The ritual is no less solemn or impressive than the anointing of a cardinal in the Vatican. The priest raps out a cadence on the ground with his mighty staff and sings out: "Kyrie eleison." The faithful cast themselves to the ground 30, 40 or even 50 times.

However, these time-honored traditions and their enforced observance by the church are partly to blame for Ethiopia's plunge into bitter poverty over the past 50 years. How can a country possibly be self-sustaining if its people are prevented from tilling their fields every other day?

Adopted numerous Jewish customs

The Orthodox calendar lists more than 150 holidays and 180 days of fasting, on which Christians are banned from working and limited to one meal. Holidays for Muslims - some 45 percent of Ethiopians - eat even further into the working week.
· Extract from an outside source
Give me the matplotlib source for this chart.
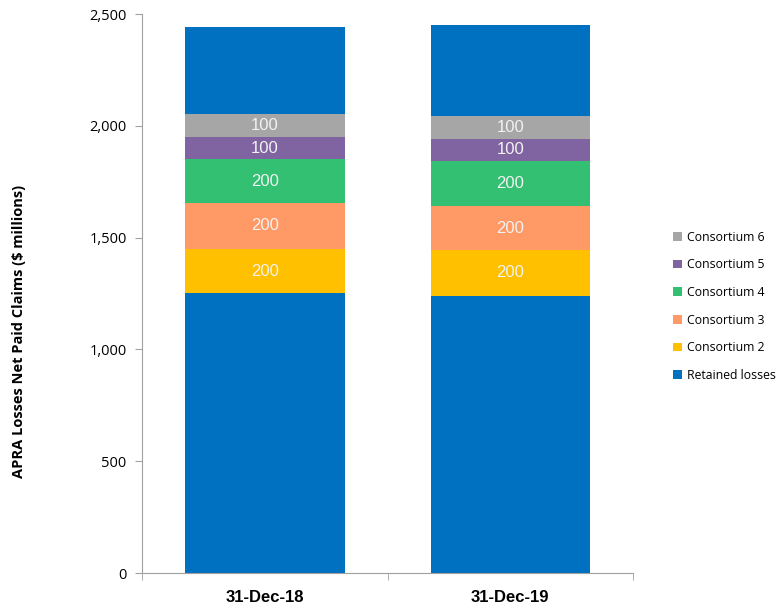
import numpy as np
import matplotlib.pyplot as plt
from matplotlib.ticker import FuncFormatter, FixedLocator

dates = ["31-Dec-18", "31-Dec-19"]
retained = [1252, 1240]
consortium_2 = [198, 205]
consortium_3 = [205, 196]
consortium_4 = [195, 203]
consortium_5 = [102, 97]
consortium_6 = [103, 102]
retained_upper = [389, 409]

shown = {
    "Consortium 2": [200, 200],
    "Consortium 3": [200, 200],
    "Consortium 4": [200, 200],
    "Consortium 5": [100, 100],
    "Consortium 6": [100, 100],
}

colors = {
    "Retained losses": "#0070C0",
    "Consortium 2": "#FFC000",
    "Consortium 3": "#FF9966",
    "Consortium 4": "#33C072",
    "Consortium 5": "#8064A2",
    "Consortium 6": "#A6A6A6",
}

plt.rcParams["font.family"] = ["Open Sans", "DejaVu Sans"]

fig = plt.figure(figsize=(7.79, 6.04), dpi=100)
ax = fig.add_axes([0.1823, 0.0513, 0.6304, 0.9252])

x = np.arange(len(dates))
width = 0.65
bottom = np.zeros(len(dates))

layers = [
    ("Retained losses", retained),
    ("Consortium 2", consortium_2),
    ("Consortium 3", consortium_3),
    ("Consortium 4", consortium_4),
    ("Consortium 5", consortium_5),
    ("Consortium 6", consortium_6),
]
handles = {}
for name, vals in layers:
    vals = np.array(vals, dtype=float)
    b = ax.bar(x, vals, width, bottom=bottom, color=colors[name], label=name)
    handles[name] = b
    if name in shown:
        for i in range(len(dates)):
            ax.text(x[i], bottom[i] + vals[i] / 2, str(shown[name][i]),
                    ha="center", va="center", color="#F2F2F2", fontsize=12,
                    family=["Liberation Sans"])
    bottom += vals

ax.bar(x, retained_upper, width, bottom=bottom, color=colors["Retained losses"])

ax.set_xlim(-0.5, 1.5)
ax.set_ylim(0, 2500)
ax.set_yticks(np.arange(0, 2501, 500))
ax.yaxis.set_major_formatter(FuncFormatter(lambda v, p: f"{int(v):,}"))
ax.set_xticks(x)
ax.set_xticklabels(dates, fontsize=12, fontweight="bold", family=["Liberation Sans"])
ax.xaxis.set_minor_locator(FixedLocator([-0.5, 0.5, 1.5]))
ax.tick_params(axis="x", which="major", length=0, pad=12)
ax.tick_params(axis="x", which="minor", length=5, color="#A0A0A0")
ax.tick_params(axis="y", length=5, color="#A0A0A0", labelsize=10.5, pad=6)

for s in ["top", "right"]:
    ax.spines[s].set_visible(False)
for s in ["left", "bottom"]:
    ax.spines[s].set_color("#A0A0A0")

ax.set_ylabel("APRA Losses Net Paid Claims ($ millions)", fontsize=10.5,
              fontweight="bold")
ax.yaxis.set_label_coords(-0.236, 0.433)

order = ["Consortium 6", "Consortium 5", "Consortium 4", "Consortium 3",
         "Consortium 2", "Retained losses"]
leg = fig.legend([handles[n] for n in order], order, loc="center left",
                 bbox_to_anchor=(0.85, 0.493), frameon=False, fontsize=8.8,
                 handlelength=0.7, handleheight=0.7, handletextpad=0.4,
                 labelspacing=1.2)

fig.savefig("out.png", dpi=100)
And the Sabbath is still celebrated in rural areas - a relic of the Salomonic dynasty which ruled Ethiopia from the 13th century and adopted numerous Jewish customs.

The clergy in Addis Ababa, the country's capital since the end of the 19th century, may be slowly losing its authority, but the priests in the highlands enforce the holidays with an iron fist. Punishment inexorably follows any failure to comply. Not to mention the prospect of ending up in hell.
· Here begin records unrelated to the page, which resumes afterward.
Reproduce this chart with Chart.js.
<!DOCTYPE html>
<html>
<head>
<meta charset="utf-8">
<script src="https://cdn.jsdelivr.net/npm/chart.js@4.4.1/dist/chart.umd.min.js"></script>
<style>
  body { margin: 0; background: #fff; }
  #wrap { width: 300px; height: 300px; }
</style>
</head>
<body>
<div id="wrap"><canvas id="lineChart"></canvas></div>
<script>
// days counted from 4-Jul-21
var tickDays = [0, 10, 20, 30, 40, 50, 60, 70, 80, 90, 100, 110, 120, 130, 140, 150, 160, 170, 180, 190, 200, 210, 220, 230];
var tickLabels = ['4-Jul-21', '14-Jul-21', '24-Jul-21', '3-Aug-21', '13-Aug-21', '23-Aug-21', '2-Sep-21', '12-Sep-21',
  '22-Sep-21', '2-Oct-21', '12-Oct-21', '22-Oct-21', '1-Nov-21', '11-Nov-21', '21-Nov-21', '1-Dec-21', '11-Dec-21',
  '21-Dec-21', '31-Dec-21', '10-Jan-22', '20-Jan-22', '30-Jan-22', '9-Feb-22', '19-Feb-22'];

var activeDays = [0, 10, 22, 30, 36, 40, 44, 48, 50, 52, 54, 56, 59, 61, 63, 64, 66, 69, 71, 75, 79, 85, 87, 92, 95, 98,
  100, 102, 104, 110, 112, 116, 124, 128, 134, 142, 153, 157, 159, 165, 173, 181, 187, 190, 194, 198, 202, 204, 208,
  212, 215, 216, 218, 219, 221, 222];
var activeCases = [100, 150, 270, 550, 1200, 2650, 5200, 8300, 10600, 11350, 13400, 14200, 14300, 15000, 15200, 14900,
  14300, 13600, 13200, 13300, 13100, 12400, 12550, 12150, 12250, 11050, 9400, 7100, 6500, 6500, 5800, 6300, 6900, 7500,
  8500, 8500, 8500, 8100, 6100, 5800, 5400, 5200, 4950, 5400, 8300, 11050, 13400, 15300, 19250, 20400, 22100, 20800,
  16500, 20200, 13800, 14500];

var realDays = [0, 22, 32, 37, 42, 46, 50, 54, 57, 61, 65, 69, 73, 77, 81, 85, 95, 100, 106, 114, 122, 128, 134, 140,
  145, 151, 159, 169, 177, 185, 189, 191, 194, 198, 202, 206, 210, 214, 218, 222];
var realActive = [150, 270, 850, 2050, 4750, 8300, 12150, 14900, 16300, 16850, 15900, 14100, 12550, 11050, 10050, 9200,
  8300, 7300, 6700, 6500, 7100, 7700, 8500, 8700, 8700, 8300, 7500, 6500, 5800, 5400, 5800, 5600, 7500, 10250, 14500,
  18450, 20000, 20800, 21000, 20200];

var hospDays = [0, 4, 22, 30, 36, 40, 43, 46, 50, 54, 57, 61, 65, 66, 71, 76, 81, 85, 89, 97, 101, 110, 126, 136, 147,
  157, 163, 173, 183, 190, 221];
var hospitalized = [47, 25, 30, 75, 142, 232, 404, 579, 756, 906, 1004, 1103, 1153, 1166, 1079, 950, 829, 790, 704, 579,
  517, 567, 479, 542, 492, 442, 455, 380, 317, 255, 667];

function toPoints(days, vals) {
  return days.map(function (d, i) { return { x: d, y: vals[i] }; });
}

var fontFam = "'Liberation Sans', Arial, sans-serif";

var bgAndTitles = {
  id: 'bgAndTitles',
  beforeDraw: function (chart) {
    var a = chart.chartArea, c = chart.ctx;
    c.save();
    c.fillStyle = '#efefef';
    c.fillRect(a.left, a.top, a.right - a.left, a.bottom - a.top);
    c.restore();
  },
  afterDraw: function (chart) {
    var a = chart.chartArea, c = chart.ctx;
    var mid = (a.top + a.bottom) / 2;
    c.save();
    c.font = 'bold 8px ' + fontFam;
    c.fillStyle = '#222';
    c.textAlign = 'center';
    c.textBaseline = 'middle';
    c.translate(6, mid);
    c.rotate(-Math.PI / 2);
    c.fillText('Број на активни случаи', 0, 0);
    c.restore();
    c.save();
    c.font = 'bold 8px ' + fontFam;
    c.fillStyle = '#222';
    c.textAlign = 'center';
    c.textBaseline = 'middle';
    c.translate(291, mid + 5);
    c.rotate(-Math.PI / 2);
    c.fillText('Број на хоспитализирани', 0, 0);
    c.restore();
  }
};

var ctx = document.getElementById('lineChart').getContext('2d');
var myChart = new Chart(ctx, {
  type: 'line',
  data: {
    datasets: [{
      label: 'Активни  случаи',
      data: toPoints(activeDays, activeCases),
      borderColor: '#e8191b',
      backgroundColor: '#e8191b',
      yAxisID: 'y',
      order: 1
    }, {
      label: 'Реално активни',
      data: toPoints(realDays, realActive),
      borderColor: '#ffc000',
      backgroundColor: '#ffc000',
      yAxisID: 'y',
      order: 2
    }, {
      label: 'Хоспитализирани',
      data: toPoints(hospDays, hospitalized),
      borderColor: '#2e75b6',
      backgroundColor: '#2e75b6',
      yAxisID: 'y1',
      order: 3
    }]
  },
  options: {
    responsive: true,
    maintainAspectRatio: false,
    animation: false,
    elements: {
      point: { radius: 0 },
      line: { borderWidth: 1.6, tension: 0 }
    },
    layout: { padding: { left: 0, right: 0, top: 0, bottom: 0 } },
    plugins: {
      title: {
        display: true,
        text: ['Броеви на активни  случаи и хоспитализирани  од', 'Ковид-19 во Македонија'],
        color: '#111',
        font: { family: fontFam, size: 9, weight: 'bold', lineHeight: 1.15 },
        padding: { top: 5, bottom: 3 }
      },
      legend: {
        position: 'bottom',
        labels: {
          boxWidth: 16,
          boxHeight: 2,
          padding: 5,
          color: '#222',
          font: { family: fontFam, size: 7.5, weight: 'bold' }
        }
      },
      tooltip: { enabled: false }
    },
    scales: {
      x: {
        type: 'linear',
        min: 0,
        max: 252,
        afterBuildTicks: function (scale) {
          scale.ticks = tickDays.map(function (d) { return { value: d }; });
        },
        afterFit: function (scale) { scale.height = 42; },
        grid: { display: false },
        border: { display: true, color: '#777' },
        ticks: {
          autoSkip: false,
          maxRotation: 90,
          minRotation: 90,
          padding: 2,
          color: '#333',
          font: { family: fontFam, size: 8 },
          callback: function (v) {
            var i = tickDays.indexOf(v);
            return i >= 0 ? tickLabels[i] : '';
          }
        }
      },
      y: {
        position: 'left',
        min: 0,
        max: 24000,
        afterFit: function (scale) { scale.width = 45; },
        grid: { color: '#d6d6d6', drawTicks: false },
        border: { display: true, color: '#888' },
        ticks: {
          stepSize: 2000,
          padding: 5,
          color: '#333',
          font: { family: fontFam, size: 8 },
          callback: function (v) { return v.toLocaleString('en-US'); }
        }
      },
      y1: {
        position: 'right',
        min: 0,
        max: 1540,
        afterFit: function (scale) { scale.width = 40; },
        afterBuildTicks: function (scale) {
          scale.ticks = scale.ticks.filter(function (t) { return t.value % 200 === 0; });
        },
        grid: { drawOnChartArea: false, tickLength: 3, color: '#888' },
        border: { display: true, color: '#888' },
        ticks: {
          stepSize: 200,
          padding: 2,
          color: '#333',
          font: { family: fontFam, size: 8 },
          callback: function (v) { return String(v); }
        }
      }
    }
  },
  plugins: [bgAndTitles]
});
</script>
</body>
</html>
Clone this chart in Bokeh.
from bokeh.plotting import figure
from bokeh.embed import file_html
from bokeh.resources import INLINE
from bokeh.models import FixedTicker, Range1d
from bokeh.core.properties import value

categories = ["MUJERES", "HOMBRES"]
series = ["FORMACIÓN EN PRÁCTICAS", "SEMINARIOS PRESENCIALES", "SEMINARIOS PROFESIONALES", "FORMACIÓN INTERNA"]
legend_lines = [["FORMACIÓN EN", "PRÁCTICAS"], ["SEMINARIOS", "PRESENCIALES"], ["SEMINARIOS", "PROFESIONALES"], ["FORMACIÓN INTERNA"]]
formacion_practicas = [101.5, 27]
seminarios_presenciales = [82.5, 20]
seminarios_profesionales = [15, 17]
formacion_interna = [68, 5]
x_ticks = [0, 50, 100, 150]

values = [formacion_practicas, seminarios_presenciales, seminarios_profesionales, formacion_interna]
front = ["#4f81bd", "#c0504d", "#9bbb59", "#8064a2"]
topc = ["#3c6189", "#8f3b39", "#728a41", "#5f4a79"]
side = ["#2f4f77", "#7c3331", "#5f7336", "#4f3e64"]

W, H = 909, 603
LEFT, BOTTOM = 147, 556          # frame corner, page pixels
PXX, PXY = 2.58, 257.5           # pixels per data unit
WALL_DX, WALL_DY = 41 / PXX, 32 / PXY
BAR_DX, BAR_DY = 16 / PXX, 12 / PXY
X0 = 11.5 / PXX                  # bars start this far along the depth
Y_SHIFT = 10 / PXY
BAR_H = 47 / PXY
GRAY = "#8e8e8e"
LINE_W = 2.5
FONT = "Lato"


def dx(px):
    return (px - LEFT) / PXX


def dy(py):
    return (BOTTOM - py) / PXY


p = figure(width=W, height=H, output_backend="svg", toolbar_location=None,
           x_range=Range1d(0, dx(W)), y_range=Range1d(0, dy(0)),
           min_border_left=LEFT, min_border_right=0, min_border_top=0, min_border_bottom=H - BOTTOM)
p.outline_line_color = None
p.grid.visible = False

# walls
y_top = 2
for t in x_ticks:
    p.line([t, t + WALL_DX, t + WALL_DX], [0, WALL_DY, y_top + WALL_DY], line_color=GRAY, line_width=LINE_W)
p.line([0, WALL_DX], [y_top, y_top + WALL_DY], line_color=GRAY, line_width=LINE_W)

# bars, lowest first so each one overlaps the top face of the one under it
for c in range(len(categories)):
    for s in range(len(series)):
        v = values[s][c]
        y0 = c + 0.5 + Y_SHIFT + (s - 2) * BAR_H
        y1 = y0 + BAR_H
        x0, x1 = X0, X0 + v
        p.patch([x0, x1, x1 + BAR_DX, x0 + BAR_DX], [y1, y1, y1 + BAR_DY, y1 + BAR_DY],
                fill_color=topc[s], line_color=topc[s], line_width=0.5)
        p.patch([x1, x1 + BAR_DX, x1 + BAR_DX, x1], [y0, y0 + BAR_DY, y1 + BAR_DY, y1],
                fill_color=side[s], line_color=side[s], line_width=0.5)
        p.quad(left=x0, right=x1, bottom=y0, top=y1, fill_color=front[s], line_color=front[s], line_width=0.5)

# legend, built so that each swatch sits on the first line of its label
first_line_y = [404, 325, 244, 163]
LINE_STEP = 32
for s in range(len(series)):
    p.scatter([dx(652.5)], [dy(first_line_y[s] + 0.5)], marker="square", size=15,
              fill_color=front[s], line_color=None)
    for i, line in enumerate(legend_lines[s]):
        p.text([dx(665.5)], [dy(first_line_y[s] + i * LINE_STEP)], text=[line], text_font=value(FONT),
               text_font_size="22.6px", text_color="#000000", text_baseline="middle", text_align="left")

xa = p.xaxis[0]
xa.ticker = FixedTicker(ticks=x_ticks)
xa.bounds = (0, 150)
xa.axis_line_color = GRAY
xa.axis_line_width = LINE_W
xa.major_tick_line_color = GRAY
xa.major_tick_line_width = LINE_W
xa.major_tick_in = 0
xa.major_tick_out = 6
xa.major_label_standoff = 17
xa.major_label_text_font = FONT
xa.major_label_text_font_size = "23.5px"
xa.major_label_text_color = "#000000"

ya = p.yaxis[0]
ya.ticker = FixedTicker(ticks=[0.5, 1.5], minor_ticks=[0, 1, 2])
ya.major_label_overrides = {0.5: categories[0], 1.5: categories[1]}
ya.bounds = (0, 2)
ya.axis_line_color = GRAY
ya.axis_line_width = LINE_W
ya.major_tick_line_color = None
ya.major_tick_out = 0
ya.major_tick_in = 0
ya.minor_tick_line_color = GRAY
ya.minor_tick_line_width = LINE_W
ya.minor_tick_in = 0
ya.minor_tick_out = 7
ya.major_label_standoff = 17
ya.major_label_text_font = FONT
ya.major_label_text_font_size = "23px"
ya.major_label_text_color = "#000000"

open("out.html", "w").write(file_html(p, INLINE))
Moreover, the church still defines the calendar. The Ethiopian year has 12 months lasting 30 days, each plus five or six additional days. The patriarchy refuses to countenance change. The government has sought to adopt the modern Western calendar on several occasions, only to be stymied by the clergy. In practice, the separation of church and state has yet to be implemented.

Christianity is also responsible for another phenomenon in Ethiopia: racial arrogance. Viewing their faith as superior to Africa's natural religions, Orthodox Christians regard themselves as a chosen people. In their minds, the portrayal - in the illustrations of the sacred books - of lighter-skinned people as the rulers of the Promised Land and the blacks as their servants is evidence of God's will.
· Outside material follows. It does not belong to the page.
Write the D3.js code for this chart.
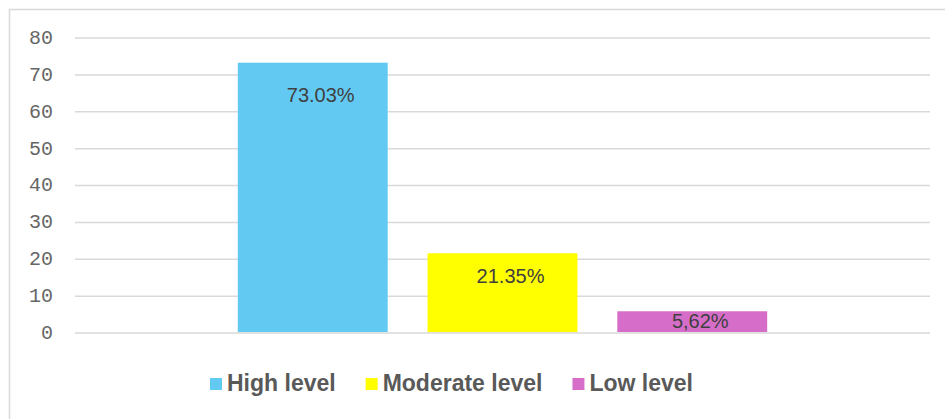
<!DOCTYPE html>
<html>
  <head>
    <meta charset="utf-8">
    <script src="https://cdn.jsdelivr.net/npm/d3@7"></script>
    <style>
      body { margin: 0; background: #fff; }
      svg { display: block; }
    </style>
  </head>
  <body>
<svg width="945" height="419"></svg>
<script>
var series = ['High level', 'Moderate level', 'Low level'];
var values = [73.03, 21.35, 5.62];
var labels = ['73.03%', '21.35%', '5,62%'];
var colors = ['#62caf2', '#ffff00', '#d66ec9'];
var yTicks = [0, 10, 20, 30, 40, 50, 60, 70, 80];

var svg = d3.select('svg');

// chart frame (right and bottom run off the picture)
svg.append('rect')
  .attr('x', 9.5).attr('y', 9.5)
  .attr('width', 1000).attr('height', 1000)
  .attr('fill', 'none')
  .attr('stroke', '#d9d9d9')
  .attr('stroke-width', 1.5);

var y = d3.scaleLinear().domain([0, 80]).range([332, 37]);

// one category, three series side by side
var x0 = d3.scaleBand().domain(['']).range([75, 930]).paddingOuter(0.3075);
var x1 = d3.scaleBand().domain(series)
  .range([x0(''), x0('') + x0.bandwidth()])
  .paddingInner(0.21);

var yAxis = d3.axisLeft(y).tickValues(yTicks).tickSize(-855).tickPadding(22);
var gy = svg.append('g').attr('transform', 'translate(75,0)').call(yAxis);
gy.select('.domain').remove();
gy.selectAll('.tick line').attr('stroke', '#d9d9d9').attr('stroke-width', 1.5)
  .attr('transform', 'translate(0,0.5)');
gy.selectAll('.tick text')
  .attr('fill', '#666')
  .style('font-family', '"Liberation Mono", monospace')
  .style('font-size', '20px');

svg.append('g').selectAll('rect').data(series)
  .enter()
  .append('rect')
    .attr('x', function (d) { return x1(d); })
    .attr('width', x1.bandwidth())
    .attr('y', function (d, i) { return y(values[i]); })
    .attr('height', function (d, i) { return y(0) - y(values[i]); })
    .attr('fill', function (d, i) { return colors[i]; });

// data labels sit a little inside the top of each bar, nudged right
var labelDrop = [39, 30, 17];
svg.append('g').selectAll('text').data(series)
  .enter()
  .append('text')
    .attr('x', function (d) { return x1(d) + x1.bandwidth() / 2 + 8; })
    .attr('y', function (d, i) { return y(values[i]) + labelDrop[i]; })
    .attr('text-anchor', 'middle')
    .attr('fill', '#404040')
    .style('font-family', '"Liberation Sans", Arial, sans-serif')
    .style('font-size', '20px')
    .text(function (d, i) { return labels[i]; });

// legend
var legend = svg.append('g').attr('transform', 'translate(210,391)');
var lx = 0;
series.forEach(function (s, i) {
  var g = legend.append('g').attr('transform', 'translate(' + lx + ',0)');
  g.append('rect').attr('x', 0).attr('y', -13).attr('width', 12).attr('height', 12)
    .attr('fill', colors[i]);
  var t = g.append('text').attr('x', 17).attr('y', 0)
    .attr('fill', '#595959')
    .style('font-family', '"Liberation Sans", Arial, sans-serif')
    .style('font-weight', 'bold')
    .style('font-size', '23px')
    .text(s);
  lx += 17 + t.node().getComputedTextLength() + 30;
});
</script>
</body>
</html>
Mediterranean-style civilization

Although the Organization for African Unity maintained its headquarters in Addis Ababa for decades and the African Union is now based there, Ethiopians do not see themselves as Africans. According to the Munich-based ethnologist Walter Raunig, Ethiopia is one of the "last remaining southern outposts of Mediterranean-style civilization."

The Rastafarians from Shashemene, a small city 150 miles south of the capital, have escaped this discrimination; despite their color, they enjoy the full respect of the Christians. The Rastafarians established their colony in the 1960s, and some members later joined Ethiopia's Orthodox Christian community. Their name is derived from the birth name of the Ethiopian emperor, Haile Selassie: Ras Tafari Makonnen. They revered him as the reincarnation of Jesus Christ.

At the beginning of 2005, Rita Marley, the widow of legendary Reggae star Bob Marley, announced she was having her deceased husband's body transferred from Jamaica to Shashemene on the 60th anniversary of his birth. But she was forced to abandon her plans: Jamaica refused to release the mortal remains of its national hero.

Nevertheless, the singer's spirit had dwelt among them on his 60th birthday, according to Ethiopia's Rastafarians. On February 6, 2005, Marley's "Buffalo Soldier" could be heard in the streets of Shashemene: "Stolen from Africa, brought to America, fighting on arrival, fighting for survival - Woy yoy yoy!"